REQUEST
Skip all pictures, then copy the lines from the start of the data through the line with "-10], [9, -23]];", keeping both ends.

DATA
******************************
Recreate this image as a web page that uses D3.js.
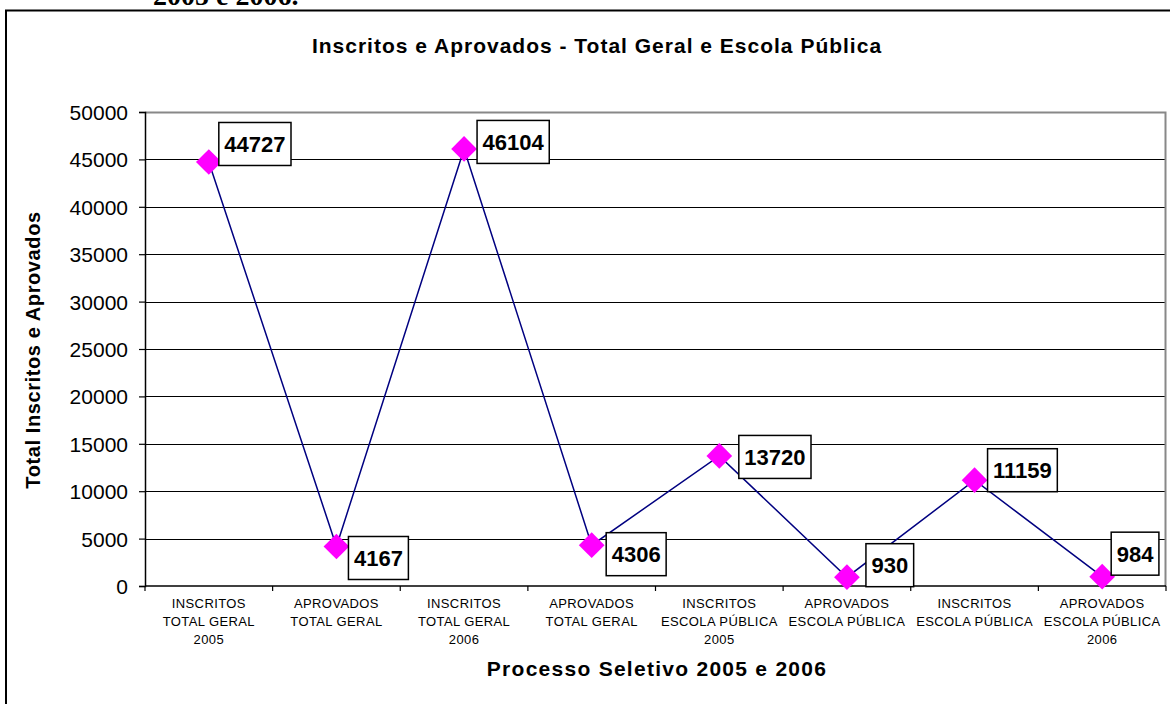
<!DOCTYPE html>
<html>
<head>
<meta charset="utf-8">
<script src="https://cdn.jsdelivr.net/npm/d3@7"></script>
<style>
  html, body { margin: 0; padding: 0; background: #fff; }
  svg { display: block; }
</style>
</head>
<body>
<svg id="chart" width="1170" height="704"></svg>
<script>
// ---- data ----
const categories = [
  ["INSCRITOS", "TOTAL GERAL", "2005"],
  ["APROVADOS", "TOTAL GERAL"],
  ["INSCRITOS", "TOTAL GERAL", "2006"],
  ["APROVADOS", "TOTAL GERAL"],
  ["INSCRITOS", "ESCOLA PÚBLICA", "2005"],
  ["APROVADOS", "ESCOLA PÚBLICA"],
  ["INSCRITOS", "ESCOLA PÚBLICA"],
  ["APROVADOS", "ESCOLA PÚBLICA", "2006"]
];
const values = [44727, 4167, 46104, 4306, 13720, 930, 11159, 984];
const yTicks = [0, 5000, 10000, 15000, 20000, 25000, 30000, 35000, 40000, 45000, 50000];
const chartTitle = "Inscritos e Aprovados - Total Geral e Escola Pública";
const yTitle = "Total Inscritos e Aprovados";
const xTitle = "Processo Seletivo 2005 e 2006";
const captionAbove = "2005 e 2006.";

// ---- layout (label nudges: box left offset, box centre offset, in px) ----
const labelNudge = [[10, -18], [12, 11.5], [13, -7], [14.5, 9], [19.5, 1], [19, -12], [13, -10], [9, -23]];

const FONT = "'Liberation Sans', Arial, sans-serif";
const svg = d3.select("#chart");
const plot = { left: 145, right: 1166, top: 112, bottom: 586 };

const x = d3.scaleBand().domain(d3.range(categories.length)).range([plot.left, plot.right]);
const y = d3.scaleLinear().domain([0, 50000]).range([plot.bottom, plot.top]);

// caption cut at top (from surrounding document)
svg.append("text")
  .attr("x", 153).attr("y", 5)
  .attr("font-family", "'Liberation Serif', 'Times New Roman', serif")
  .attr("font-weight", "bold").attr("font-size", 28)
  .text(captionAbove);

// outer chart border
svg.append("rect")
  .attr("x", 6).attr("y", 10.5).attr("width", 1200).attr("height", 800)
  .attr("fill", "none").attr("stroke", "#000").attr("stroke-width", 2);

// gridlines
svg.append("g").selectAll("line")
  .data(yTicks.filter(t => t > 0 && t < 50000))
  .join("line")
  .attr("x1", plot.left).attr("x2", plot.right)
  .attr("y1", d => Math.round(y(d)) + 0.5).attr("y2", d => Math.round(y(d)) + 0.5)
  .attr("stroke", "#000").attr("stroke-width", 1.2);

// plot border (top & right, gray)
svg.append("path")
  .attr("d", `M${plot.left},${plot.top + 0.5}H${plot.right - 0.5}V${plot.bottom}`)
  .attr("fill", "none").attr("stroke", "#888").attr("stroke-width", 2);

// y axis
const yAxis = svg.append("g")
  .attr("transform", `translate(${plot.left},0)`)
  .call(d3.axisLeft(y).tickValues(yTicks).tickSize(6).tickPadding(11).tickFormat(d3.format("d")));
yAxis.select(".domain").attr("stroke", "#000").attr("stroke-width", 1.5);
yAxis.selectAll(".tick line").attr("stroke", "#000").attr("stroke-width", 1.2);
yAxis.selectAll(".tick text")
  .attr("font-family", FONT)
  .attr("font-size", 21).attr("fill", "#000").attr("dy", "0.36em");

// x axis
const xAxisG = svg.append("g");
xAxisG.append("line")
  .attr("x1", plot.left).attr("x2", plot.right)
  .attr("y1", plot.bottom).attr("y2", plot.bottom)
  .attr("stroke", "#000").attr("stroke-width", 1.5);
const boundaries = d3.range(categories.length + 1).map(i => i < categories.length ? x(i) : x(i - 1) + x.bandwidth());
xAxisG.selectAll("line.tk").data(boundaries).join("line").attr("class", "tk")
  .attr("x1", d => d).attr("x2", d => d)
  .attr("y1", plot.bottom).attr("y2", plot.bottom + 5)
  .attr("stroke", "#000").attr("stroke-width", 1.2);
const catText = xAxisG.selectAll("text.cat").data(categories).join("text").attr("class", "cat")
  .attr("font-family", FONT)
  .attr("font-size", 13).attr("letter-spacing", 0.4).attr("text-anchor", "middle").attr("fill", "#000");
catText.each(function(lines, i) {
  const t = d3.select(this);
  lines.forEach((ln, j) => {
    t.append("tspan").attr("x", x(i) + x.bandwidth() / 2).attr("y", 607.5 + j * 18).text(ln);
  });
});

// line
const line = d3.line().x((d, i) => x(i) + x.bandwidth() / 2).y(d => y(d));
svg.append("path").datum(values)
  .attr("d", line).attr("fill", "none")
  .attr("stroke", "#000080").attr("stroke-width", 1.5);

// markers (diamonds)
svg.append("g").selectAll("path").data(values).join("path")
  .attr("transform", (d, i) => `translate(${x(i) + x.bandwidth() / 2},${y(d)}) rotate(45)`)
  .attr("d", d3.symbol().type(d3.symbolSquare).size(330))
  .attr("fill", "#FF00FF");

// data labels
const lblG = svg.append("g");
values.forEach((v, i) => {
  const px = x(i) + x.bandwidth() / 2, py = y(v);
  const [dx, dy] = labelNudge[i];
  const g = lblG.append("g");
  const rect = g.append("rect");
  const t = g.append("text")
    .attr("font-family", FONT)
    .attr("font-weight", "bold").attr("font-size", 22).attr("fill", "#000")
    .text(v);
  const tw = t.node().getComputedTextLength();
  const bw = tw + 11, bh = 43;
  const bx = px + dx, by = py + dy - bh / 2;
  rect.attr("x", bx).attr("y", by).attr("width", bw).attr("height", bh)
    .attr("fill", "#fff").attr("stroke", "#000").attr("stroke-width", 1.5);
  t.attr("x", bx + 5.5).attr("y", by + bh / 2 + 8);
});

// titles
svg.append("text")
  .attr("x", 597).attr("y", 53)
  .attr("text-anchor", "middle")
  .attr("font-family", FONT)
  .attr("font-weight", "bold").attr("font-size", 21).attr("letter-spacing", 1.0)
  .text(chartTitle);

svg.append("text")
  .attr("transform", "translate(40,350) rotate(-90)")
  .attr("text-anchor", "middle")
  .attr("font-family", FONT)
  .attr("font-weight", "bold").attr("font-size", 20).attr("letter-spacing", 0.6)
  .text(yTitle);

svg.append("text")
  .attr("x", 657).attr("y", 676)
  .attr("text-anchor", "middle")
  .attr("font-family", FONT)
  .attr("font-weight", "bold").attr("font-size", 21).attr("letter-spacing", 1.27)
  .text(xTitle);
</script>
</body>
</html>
******************************
WRITTEN RESPONSE
Recreate this image as a web page that uses D3.js.
<!DOCTYPE html>
<html>
<head>
<meta charset="utf-8">
<script src="https://cdn.jsdelivr.net/npm/d3@7"></script>
<style>
  html, body { margin: 0; padding: 0; background: #fff; }
  svg { display: block; }
</style>
</head>
<body>
<svg id="chart" width="1170" height="704"></svg>
<script>
// ---- data ----
const categories = [
  ["INSCRITOS", "TOTAL GERAL", "2005"],
  ["APROVADOS", "TOTAL GERAL"],
  ["INSCRITOS", "TOTAL GERAL", "2006"],
  ["APROVADOS", "TOTAL GERAL"],
  ["INSCRITOS", "ESCOLA PÚBLICA", "2005"],
  ["APROVADOS", "ESCOLA PÚBLICA"],
  ["INSCRITOS", "ESCOLA PÚBLICA"],
  ["APROVADOS", "ESCOLA PÚBLICA", "2006"]
];
const values = [44727, 4167, 46104, 4306, 13720, 930, 11159, 984];
const yTicks = [0, 5000, 10000, 15000, 20000, 25000, 30000, 35000, 40000, 45000, 50000];
const chartTitle = "Inscritos e Aprovados - Total Geral e Escola Pública";
const yTitle = "Total Inscritos e Aprovados";
const xTitle = "Processo Seletivo 2005 e 2006";
const captionAbove = "2005 e 2006.";

// ---- layout (label nudges: box left offset, box centre offset, in px) ----
const labelNudge = [[10, -18], [12, 11.5], [13, -7], [14.5, 9], [19.5, 1], [19, -12], [13, -10], [9, -23]];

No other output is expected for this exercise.